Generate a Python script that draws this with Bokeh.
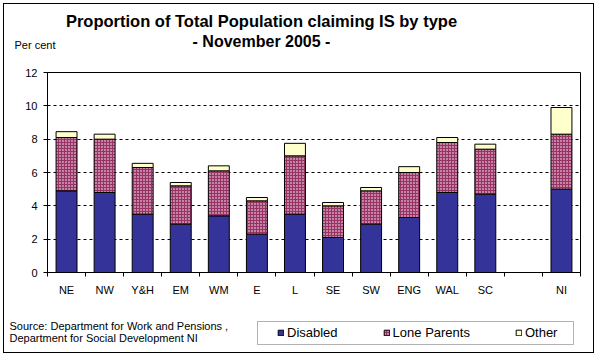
from bokeh.plotting import figure
from bokeh.models import (Range1d, FixedTicker, Label, Legend, LegendItem, ColumnDataSource, BoxAnnotation)
from bokeh.transform import stack
from bokeh.layouts import column
from bokeh.embed import file_html
from bokeh.resources import INLINE

# ---- data ----
categories = ["NE", "NW", "Y&H", "EM", "WM", "E", "L", "SE", "SW", "ENG", "WAL", "SC", "", "NI"]
disabled = [4.9, 4.8, 3.5, 2.9, 3.4, 2.3, 3.5, 2.1, 2.9, 3.3, 4.8, 4.7, None, 5.0]
lone_parents = [3.2, 3.2, 2.8, 2.3, 2.7, 2.0, 3.5, 1.9, 2.0, 2.7, 3.0, 2.7, None, 3.3]
other = [0.35, 0.3, 0.25, 0.2, 0.3, 0.2, 0.75, 0.2, 0.2, 0.35, 0.3, 0.3, None, 1.6]
series = ["Disabled", "Lone Parents", "Other"]
y_ticks = [0, 2, 4, 6, 8, 10, 12]

idx = [i for i, c in enumerate(categories) if c]
src = ColumnDataSource(dict(
    x=[i + 0.5 for i in idx],
    Disabled=[disabled[i] for i in idx],
    Lone=[lone_parents[i] for i in idx],
    Other=[other[i] for i in idx],
))

FONT = "Liberation Sans"
OFF = 4                              # canvas offset inside the CSS border box
W = 589
SPLIT = 300                          # picture y where the footer figure starts
FL, FR, FT, FB = 47, 580, 72, 272    # frame edges in picture coords
H1 = SPLIT - OFF
H2 = 352 - SPLIT

p = figure(width=W, height=H1, output_backend="svg", toolbar_location=None,
           x_range=Range1d(0, len(categories)), y_range=Range1d(0, 12),
           min_border_left=FL - OFF, min_border_right=W + OFF - FR,
           min_border_top=FT - OFF, min_border_bottom=SPLIT - FB,
           background_fill_color="white", border_fill_color="white")
p.outline_line_color = "black"
p.outline_line_width = 1

# axes
p.yaxis.ticker = FixedTicker(ticks=y_ticks)
p.yaxis.major_tick_out = 4
p.yaxis.major_tick_in = 0
p.yaxis.minor_tick_out = 0
p.yaxis.minor_tick_in = 0
p.yaxis.major_label_standoff = 6
p.yaxis.axis_line_color = "black"
p.yaxis.major_tick_line_color = "black"

centers = [i + 0.5 for i in range(len(categories))]
p.xaxis.ticker = FixedTicker(ticks=centers, minor_ticks=list(range(len(categories) + 1)))
p.xaxis.major_label_overrides = {c: lab for c, lab in zip(centers, categories)}
p.xaxis.major_tick_out = 0
p.xaxis.major_tick_in = 0
p.xaxis.minor_tick_out = 4
p.xaxis.minor_tick_in = 0
p.xaxis.minor_tick_line_color = "black"
p.xaxis.major_label_standoff = 7
p.xaxis.axis_line_color = "black"

for ax in (p.xaxis, p.yaxis):
    ax.major_label_text_font = FONT
    ax.major_label_text_font_size = "11px"
    ax.major_label_text_color = "black"

p.xgrid.grid_line_color = None
p.ygrid.ticker = FixedTicker(ticks=y_ticks)
p.ygrid.grid_line_color = "black"
p.ygrid.grid_line_dash = "3 3"
p.ygrid.grid_line_width = 1

# bars
bw = 0.55
STYLE = [dict(fill_color="#333399"),
         dict(fill_color="#993366", hatch_pattern="dot", hatch_color="white", hatch_scale=3, hatch_weight=1),
         dict(fill_color="#FFFFCC")]
p.vbar(x="x", bottom=0, top=stack("Disabled"), width=bw, source=src,
       line_color="black", line_width=1, **STYLE[0])
p.vbar(x="x", bottom=stack("Disabled"), top=stack("Disabled", "Lone"), width=bw, source=src,
       line_color="black", line_width=1, **STYLE[1])
p.vbar(x="x", bottom=stack("Disabled", "Lone"), top=stack("Disabled", "Lone", "Other"), width=bw,
       source=src, line_color="black", line_width=1, **STYLE[2])

def lab(text, x, y, size, bold=False, align="left", units="screen"):
    return Label(x=x, y=y, x_units=units, y_units=units, text=text,
                 text_font=FONT, text_font_size=size,
                 text_font_style="bold" if bold else "normal",
                 text_align=align, text_baseline="middle", text_color="black")

# ---- header (above panel; first item sits on the frame) ----
H16 = 19
p.add_layout(lab("- November 2005 -", 261 - FL, FT - 41, "16px", True, "center"), "above")
p.add_layout(lab("Proportion of Total Population claiming IS by type", 261 - FL, (FT - H16) - 18,
                 "16.5px", True, "center"), "above")
p.add_layout(lab("Per cent", 14 - FL, (FT - 2 * H16) - 41, "11px"), "above")

# ---- footer figure: its frame is its whole canvas, in picture coordinates ----
f = figure(width=W, height=H2, output_backend="svg", toolbar_location=None,
           x_range=Range1d(OFF, OFF + W), y_range=Range1d(352, SPLIT),
           x_axis_location=None, y_axis_location=None,
           min_border_left=0, min_border_right=0, min_border_top=0, min_border_bottom=0,
           background_fill_color="white", border_fill_color="white")
f.grid.visible = False
f.outline_line_color = None

for fig in (p, f):
    if "frame_align" in fig.properties():
        fig.frame_align = False

# legend swatches take the bar styles (renderers with no visible data)
nan = float("nan")
swatches = [f.vbar(x=[nan], top=[nan], width=1, line_color="black", line_width=1, **s) for s in STYLE]
f.add_layout(BoxAnnotation(left=257, right=573, top=321, bottom=344, fill_alpha=0,
                           line_color="black", line_width=1))
legend = Legend(items=[LegendItem(label=s, renderers=[r]) for s, r in zip(series, swatches)],
                orientation="horizontal", location=(277 - OFF, 352 - 340),
                glyph_width=7, glyph_height=7, label_standoff=3, spacing=45, label_width=44,
                padding=0, margin=0, label_height=12,
                label_text_font=FONT, label_text_font_size="13px", label_text_color="black",
                border_line_alpha=0, background_fill_alpha=0)
f.add_layout(legend, "center")
f.add_layout(lab("Source: Department for Work and Pensions ,", 9, 325, "11px", units="data"))
f.add_layout(lab("Department for Social Development NI", 9, 337, "11px", units="data"))

page = column(p, f, spacing=0)
page.styles = {"border": "1px solid black", "margin": "3px"}

open("out.html", "w").write(file_html(page, INLINE))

=-=-=-=-=

_Exercise aim_: Quote the preceding listing precisely and completely, omitting its images.

_Full response_:
Generate a Python script that draws this with Bokeh.
from bokeh.plotting import figure
from bokeh.models import (Range1d, FixedTicker, Label, Legend, LegendItem, ColumnDataSource, BoxAnnotation)
from bokeh.transform import stack
from bokeh.layouts import column
from bokeh.embed import file_html
from bokeh.resources import INLINE

# ---- data ----
categories = ["NE", "NW", "Y&H", "EM", "WM", "E", "L", "SE", "SW", "ENG", "WAL", "SC", "", "NI"]
disabled = [4.9, 4.8, 3.5, 2.9, 3.4, 2.3, 3.5, 2.1, 2.9, 3.3, 4.8, 4.7, None, 5.0]
lone_parents = [3.2, 3.2, 2.8, 2.3, 2.7, 2.0, 3.5, 1.9, 2.0, 2.7, 3.0, 2.7, None, 3.3]
other = [0.35, 0.3, 0.25, 0.2, 0.3, 0.2, 0.75, 0.2, 0.2, 0.35, 0.3, 0.3, None, 1.6]
series = ["Disabled", "Lone Parents", "Other"]
y_ticks = [0, 2, 4, 6, 8, 10, 12]

idx = [i for i, c in enumerate(categories) if c]
src = ColumnDataSource(dict(
    x=[i + 0.5 for i in idx],
    Disabled=[disabled[i] for i in idx],
    Lone=[lone_parents[i] for i in idx],
    Other=[other[i] for i in idx],
))

FONT = "Liberation Sans"
OFF = 4                              # canvas offset inside the CSS border box
W = 589
SPLIT = 300                          # picture y where the footer figure starts
FL, FR, FT, FB = 47, 580, 72, 272    # frame edges in picture coords
H1 = SPLIT - OFF
H2 = 352 - SPLIT

p = figure(width=W, height=H1, output_backend="svg", toolbar_location=None,
           x_range=Range1d(0, len(categories)), y_range=Range1d(0, 12),
           min_border_left=FL - OFF, min_border_right=W + OFF - FR,
           min_border_top=FT - OFF, min_border_bottom=SPLIT - FB,
           background_fill_color="white", border_fill_color="white")
p.outline_line_color = "black"
p.outline_line_width = 1

# axes
p.yaxis.ticker = FixedTicker(ticks=y_ticks)
p.yaxis.major_tick_out = 4
p.yaxis.major_tick_in = 0
p.yaxis.minor_tick_out = 0
p.yaxis.minor_tick_in = 0
p.yaxis.major_label_standoff = 6
p.yaxis.axis_line_color = "black"
p.yaxis.major_tick_line_color = "black"

centers = [i + 0.5 for i in range(len(categories))]
p.xaxis.ticker = FixedTicker(ticks=centers, minor_ticks=list(range(len(categories) + 1)))
p.xaxis.major_label_overrides = {c: lab for c, lab in zip(centers, categories)}
p.xaxis.major_tick_out = 0
p.xaxis.major_tick_in = 0
p.xaxis.minor_tick_out = 4
p.xaxis.minor_tick_in = 0
p.xaxis.minor_tick_line_color = "black"
p.xaxis.major_label_standoff = 7
p.xaxis.axis_line_color = "black"

for ax in (p.xaxis, p.yaxis):
    ax.major_label_text_font = FONT
    ax.major_label_text_font_size = "11px"
    ax.major_label_text_color = "black"

p.xgrid.grid_line_color = None
p.ygrid.ticker = FixedTicker(ticks=y_ticks)
p.ygrid.grid_line_color = "black"
p.ygrid.grid_line_dash = "3 3"
p.ygrid.grid_line_width = 1

# bars
bw = 0.55
STYLE = [dict(fill_color="#333399"),
         dict(fill_color="#993366", hatch_pattern="dot", hatch_color="white", hatch_scale=3, hatch_weight=1),
         dict(fill_color="#FFFFCC")]
p.vbar(x="x", bottom=0, top=stack("Disabled"), width=bw, source=src,
       line_color="black", line_width=1, **STYLE[0])
p.vbar(x="x", bottom=stack("Disabled"), top=stack("Disabled", "Lone"), width=bw, source=src,
       line_color="black", line_width=1, **STYLE[1])
p.vbar(x="x", bottom=stack("Disabled", "Lone"), top=stack("Disabled", "Lone", "Other"), width=bw,
       source=src, line_color="black", line_width=1, **STYLE[2])

def lab(text, x, y, size, bold=False, align="left", units="screen"):
    return Label(x=x, y=y, x_units=units, y_units=units, text=text,
                 text_font=FONT, text_font_size=size,
                 text_font_style="bold" if bold else "normal",
                 text_align=align, text_baseline="middle", text_color="black")

# ---- header (above panel; first item sits on the frame) ----
H16 = 19
p.add_layout(lab("- November 2005 -", 261 - FL, FT - 41, "16px", True, "center"), "above")
p.add_layout(lab("Proportion of Total Population claiming IS by type", 261 - FL, (FT - H16) - 18,
                 "16.5px", True, "center"), "above")
p.add_layout(lab("Per cent", 14 - FL, (FT - 2 * H16) - 41, "11px"), "above")

# ---- footer figure: its frame is its whole canvas, in picture coordinates ----
f = figure(width=W, height=H2, output_backend="svg", toolbar_location=None,
           x_range=Range1d(OFF, OFF + W), y_range=Range1d(352, SPLIT),
           x_axis_location=None, y_axis_location=None,
           min_border_left=0, min_border_right=0, min_border_top=0, min_border_bottom=0,
           background_fill_color="white", border_fill_color="white")
f.grid.visible = False
f.outline_line_color = None

for fig in (p, f):
    if "frame_align" in fig.properties():
        fig.frame_align = False

# legend swatches take the bar styles (renderers with no visible data)
nan = float("nan")
swatches = [f.vbar(x=[nan], top=[nan], width=1, line_color="black", line_width=1, **s) for s in STYLE]
f.add_layout(BoxAnnotation(left=257, right=573, top=321, bottom=344, fill_alpha=0,
                           line_color="black", line_width=1))
legend = Legend(items=[LegendItem(label=s, renderers=[r]) for s, r in zip(series, swatches)],
                orientation="horizontal", location=(277 - OFF, 352 - 340),
                glyph_width=7, glyph_height=7, label_standoff=3, spacing=45, label_width=44,
                padding=0, margin=0, label_height=12,
                label_text_font=FONT, label_text_font_size="13px", label_text_color="black",
                border_line_alpha=0, background_fill_alpha=0)
f.add_layout(legend, "center")
f.add_layout(lab("Source: Department for Work and Pensions ,", 9, 325, "11px", units="data"))
f.add_layout(lab("Department for Social Development NI", 9, 337, "11px", units="data"))

page = column(p, f, spacing=0)
page.styles = {"border": "1px solid black", "margin": "3px"}

open("out.html", "w").write(file_html(page, INLINE))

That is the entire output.